*TASK GOAL*
Return each line of the listing below, unchanged, and omit the images.

*INFORMATION SUPPLIED*

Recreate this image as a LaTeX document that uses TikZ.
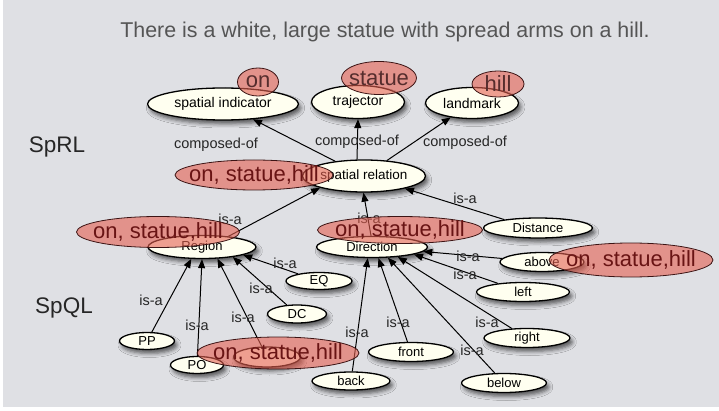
\documentclass[tikz,border=0pt]{standalone}
\usepackage{fontspec}
\setmainfont{Liberation Sans}
\usetikzlibrary{shapes.geometric,arrows.meta,shadows.blur}
\definecolor{slidebg}{RGB}{223,224,228}
\definecolor{ivory}{RGB}{255,255,240}
\definecolor{hlred}{RGB}{228,95,80}
\definecolor{hlline}{RGB}{60,20,20}
\definecolor{hltext}{RGB}{105,20,20}
\definecolor{wordtext}{RGB}{85,45,45}
\definecolor{titlegray}{RGB}{85,85,85}

\begin{document}
\begin{tikzpicture}[x=1pt,y=-1pt,
  concept/.style={ellipse, draw=black, line width=1.3pt, fill=ivory,
    inner xsep=-30pt, inner ysep=-8pt, font=\fontsize{13}{15}\selectfont,
    blur shadow={shadow xshift=2.5pt, shadow yshift=-4pt,
      shadow blur radius=4pt, shadow opacity=60}},
  topconcept/.style={concept, font=\fontsize{14}{16}\selectfont},
  hl/.style={ellipse, draw=hlline, line width=0.8pt, fill=hlred,
    fill opacity=0.6, text opacity=1, text=hltext,
    inner xsep=-40pt, inner ysep=-10pt, font=\fontsize{22}{24}\selectfont},
  word/.style={hl, text=wordtext},
  rel/.style={line width=1pt, -{Triangle[length=9pt,width=7pt]}},
  lbl/.style={font=\fontsize{14.5}{16}\selectfont, text=black!85, inner sep=0pt},
  layer/.style={font=\fontsize{22.5}{24}\selectfont, text=black!85, inner sep=0pt, anchor=base},
]
\useasboundingbox (0,0) rectangle (719,411);
% slide background with its light frame
\fill[white] (0,0) rectangle (719,411);
\fill[slidebg] (3,0) rectangle (719,407);

% sentence and layer names
\node[font=\fontsize{21.4}{24}\selectfont, text=titlegray] (title) at (385,32)
  {There is a white, large statue with spread arms on a hill.};
\node[layer] (sprl) at (57,153) {SpRL};
\node[layer] (spql) at (64,313) {SpQL};

% SpRL concepts
\node[topconcept, minimum width=151pt, minimum height=32pt] (si) at (223,104) {spatial indicator};
\node[topconcept, minimum width=93pt, minimum height=33pt] (traj) at (358,102) {trajector};
\node[topconcept, minimum width=93pt, minimum height=31pt] (lm) at (472,103) {landmark};
\node[concept, font=\fontsize{13.5}{15}\selectfont, minimum width=123pt, minimum height=32pt] (sr) at (364,176) {spatial relation};

% SpQL concepts
\node[concept, minimum width=108pt, minimum height=23pt] (region) at (202,247) {Region};
\node[concept, minimum width=111pt, minimum height=21pt] (direction) at (372,247) {Direction};
\node[concept, minimum width=109pt, minimum height=20pt] (distance) at (538,228) {Distance};
\node[concept, minimum width=84pt, minimum height=19pt] (above) at (542,262) {above};
\node[concept, minimum width=93pt, minimum height=19pt] (left) at (523,292) {left};
\node[concept, minimum width=86pt, minimum height=19pt] (right) at (527,338) {right};
\node[concept, minimum width=85pt, minimum height=19pt] (below) at (504,383) {below};
\node[concept, minimum width=85pt, minimum height=19pt] (front) at (411,352) {front};
\node[concept, minimum width=78pt, minimum height=18pt] (back) at (351,381) {back};
\node[concept, minimum width=66pt, minimum height=17pt] (eq) at (319,281) {EQ};
\node[concept, minimum width=59pt, minimum height=18pt] (dc) at (297,314) {DC};
\node[concept, minimum width=55pt, minimum height=17pt] (pp) at (147,341) {PP};
\node[concept, minimum width=53pt, minimum height=17pt] (po) at (197,365) {PO};
\node[concept, minimum width=67pt, minimum height=20pt] (ntpp) at (267,357) {};

% composed-of relations
\draw[rel] (sr) -- (si) node[lbl] at (216,145) {composed-of};
\draw[rel] (sr.113) -- (traj.south) node[lbl] at (357,142) {composed-of};
\draw[rel] (sr) -- (lm) node[lbl] at (465,143) {composed-of};

% is-a relations towards spatial relation
\draw[rel] (region.22) -- (sr.195) node[lbl] at (230,219) {is-a};
\draw[rel] (direction.95) -- (sr.268) node[lbl] at (369,218) {is-a};
\draw[rel] (distance.166) -- (sr.343) node[lbl] at (465,198) {is-a};

% is-a relations towards Region
\draw[rel] (pp) -- (region.228.5) node[lbl] at (151,300) {is-a};
\draw[rel] (po) -- (region.270) node[lbl] at (197,325) {is-a};
\draw[rel] (ntpp) -- (region.323.6) node[lbl] at (243,317) {is-a};
\draw[rel] (dc) -- (region.342) node[lbl] at (261,288) {is-a};
\draw[rel] (eq) -- (region.349) node[lbl] at (285,263) {is-a};

% is-a relations towards Direction
\draw[rel] (back) -- (direction.249) node[lbl] at (357,332) {is-a};
\draw[rel] (front) -- (direction.300) node[lbl] at (398,322) {is-a};
\draw[rel] (below) -- (direction.326) node[lbl] at (472,350) {is-a};
\draw[rel] (right) -- (direction.339) node[lbl] at (487,322) {is-a};
\draw[rel] (left) -- (direction.350) node[lbl] at (465,274) {is-a};
\draw[rel] (above) -- (direction.355) node[lbl] at (468,256) {is-a};

% highlighted words of the sentence
\node[word, minimum width=41pt, minimum height=28pt] (hon) at (258,82) {on};
\node[word, minimum width=75pt, minimum height=33pt] (hstatue) at (379,78) {statue};
\node[word, minimum width=52pt, minimum height=26pt] (hhill) at (498,84) {hill};
\node[hl, minimum width=158pt, minimum height=30pt] (hsr) at (254,175) {on, statue,hill};
\node[hl, minimum width=163pt, minimum height=31pt] (hregion) at (158,232) {on, statue,hill};
\node[hl, minimum width=165pt, minimum height=27pt] (hdirection) at (400,230) {on, statue,hill};
\node[hl, minimum width=164pt, minimum height=34pt] (habove) at (631,260) {on, statue,hill};
\node[hl, minimum width=162pt, minimum height=32pt] (hntpp) at (278,353) {on, statue,hill};
\end{tikzpicture}
\end{document}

*WRITTEN RESPONSE*
Recreate this image as a LaTeX document that uses TikZ.
\documentclass[tikz,border=0pt]{standalone}
\usepackage{fontspec}
\setmainfont{Liberation Sans}
\usetikzlibrary{shapes.geometric,arrows.meta,shadows.blur}
\definecolor{slidebg}{RGB}{223,224,228}
\definecolor{ivory}{RGB}{255,255,240}
\definecolor{hlred}{RGB}{228,95,80}
\definecolor{hlline}{RGB}{60,20,20}
\definecolor{hltext}{RGB}{105,20,20}
\definecolor{wordtext}{RGB}{85,45,45}
\definecolor{titlegray}{RGB}{85,85,85}

\begin{document}
\begin{tikzpicture}[x=1pt,y=-1pt,
  concept/.style={ellipse, draw=black, line width=1.3pt, fill=ivory,
    inner xsep=-30pt, inner ysep=-8pt, font=\fontsize{13}{15}\selectfont,
    blur shadow={shadow xshift=2.5pt, shadow yshift=-4pt,
      shadow blur radius=4pt, shadow opacity=60}},
  topconcept/.style={concept, font=\fontsize{14}{16}\selectfont},
  hl/.style={ellipse, draw=hlline, line width=0.8pt, fill=hlred,
    fill opacity=0.6, text opacity=1, text=hltext,
    inner xsep=-40pt, inner ysep=-10pt, font=\fontsize{22}{24}\selectfont},
  word/.style={hl, text=wordtext},
  rel/.style={line width=1pt, -{Triangle[length=9pt,width=7pt]}},
  lbl/.style={font=\fontsize{14.5}{16}\selectfont, text=black!85, inner sep=0pt},
  layer/.style={font=\fontsize{22.5}{24}\selectfont, text=black!85, inner sep=0pt, anchor=base},
]
\useasboundingbox (0,0) rectangle (719,411);
% slide background with its light frame
\fill[white] (0,0) rectangle (719,411);
\fill[slidebg] (3,0) rectangle (719,407);

% sentence and layer names
\node[font=\fontsize{21.4}{24}\selectfont, text=titlegray] (title) at (385,32)
  {There is a white, large statue with spread arms on a hill.};
\node[layer] (sprl) at (57,153) {SpRL};
\node[layer] (spql) at (64,313) {SpQL};

% SpRL concepts
\node[topconcept, minimum width=151pt, minimum height=32pt] (si) at (223,104) {spatial indicator};
\node[topconcept, minimum width=93pt, minimum height=33pt] (traj) at (358,102) {trajector};
\node[topconcept, minimum width=93pt, minimum height=31pt] (lm) at (472,103) {landmark};
\node[concept, font=\fontsize{13.5}{15}\selectfont, minimum width=123pt, minimum height=32pt] (sr) at (364,176) {spatial relation};

% SpQL concepts
\node[concept, minimum width=108pt, minimum height=23pt] (region) at (202,247) {Region};
\node[concept, minimum width=111pt, minimum height=21pt] (direction) at (372,247) {Direction};
\node[concept, minimum width=109pt, minimum height=20pt] (distance) at (538,228) {Distance};
\node[concept, minimum width=84pt, minimum height=19pt] (above) at (542,262) {above};
\node[concept, minimum width=93pt, minimum height=19pt] (left) at (523,292) {left};
\node[concept, minimum width=86pt, minimum height=19pt] (right) at (527,338) {right};
\node[concept, minimum width=85pt, minimum height=19pt] (below) at (504,383) {below};
\node[concept, minimum width=85pt, minimum height=19pt] (front) at (411,352) {front};
\node[concept, minimum width=78pt, minimum height=18pt] (back) at (351,381) {back};
\node[concept, minimum width=66pt, minimum height=17pt] (eq) at (319,281) {EQ};
\node[concept, minimum width=59pt, minimum height=18pt] (dc) at (297,314) {DC};
\node[concept, minimum width=55pt, minimum height=17pt] (pp) at (147,341) {PP};
\node[concept, minimum width=53pt, minimum height=17pt] (po) at (197,365) {PO};
\node[concept, minimum width=67pt, minimum height=20pt] (ntpp) at (267,357) {};

% composed-of relations
\draw[rel] (sr) -- (si) node[lbl] at (216,145) {composed-of};
\draw[rel] (sr.113) -- (traj.south) node[lbl] at (357,142) {composed-of};
\draw[rel] (sr) -- (lm) node[lbl] at (465,143) {composed-of};

% is-a relations towards spatial relation
\draw[rel] (region.22) -- (sr.195) node[lbl] at (230,219) {is-a};
\draw[rel] (direction.95) -- (sr.268) node[lbl] at (369,218) {is-a};
\draw[rel] (distance.166) -- (sr.343) node[lbl] at (465,198) {is-a};

% is-a relations towards Region
\draw[rel] (pp) -- (region.228.5) node[lbl] at (151,300) {is-a};
\draw[rel] (po) -- (region.270) node[lbl] at (197,325) {is-a};
\draw[rel] (ntpp) -- (region.323.6) node[lbl] at (243,317) {is-a};
\draw[rel] (dc) -- (region.342) node[lbl] at (261,288) {is-a};
\draw[rel] (eq) -- (region.349) node[lbl] at (285,263) {is-a};

% is-a relations towards Direction
\draw[rel] (back) -- (direction.249) node[lbl] at (357,332) {is-a};
\draw[rel] (front) -- (direction.300) node[lbl] at (398,322) {is-a};
\draw[rel] (below) -- (direction.326) node[lbl] at (472,350) {is-a};
\draw[rel] (right) -- (direction.339) node[lbl] at (487,322) {is-a};
\draw[rel] (left) -- (direction.350) node[lbl] at (465,274) {is-a};
\draw[rel] (above) -- (direction.355) node[lbl] at (468,256) {is-a};

% highlighted words of the sentence
\node[word, minimum width=41pt, minimum height=28pt] (hon) at (258,82) {on};
\node[word, minimum width=75pt, minimum height=33pt] (hstatue) at (379,78) {statue};
\node[word, minimum width=52pt, minimum height=26pt] (hhill) at (498,84) {hill};
\node[hl, minimum width=158pt, minimum height=30pt] (hsr) at (254,175) {on, statue,hill};
\node[hl, minimum width=163pt, minimum height=31pt] (hregion) at (158,232) {on, statue,hill};
\node[hl, minimum width=165pt, minimum height=27pt] (hdirection) at (400,230) {on, statue,hill};
\node[hl, minimum width=164pt, minimum height=34pt] (habove) at (631,260) {on, statue,hill};
\node[hl, minimum width=162pt, minimum height=32pt] (hntpp) at (278,353) {on, statue,hill};
\end{tikzpicture}
\end{document}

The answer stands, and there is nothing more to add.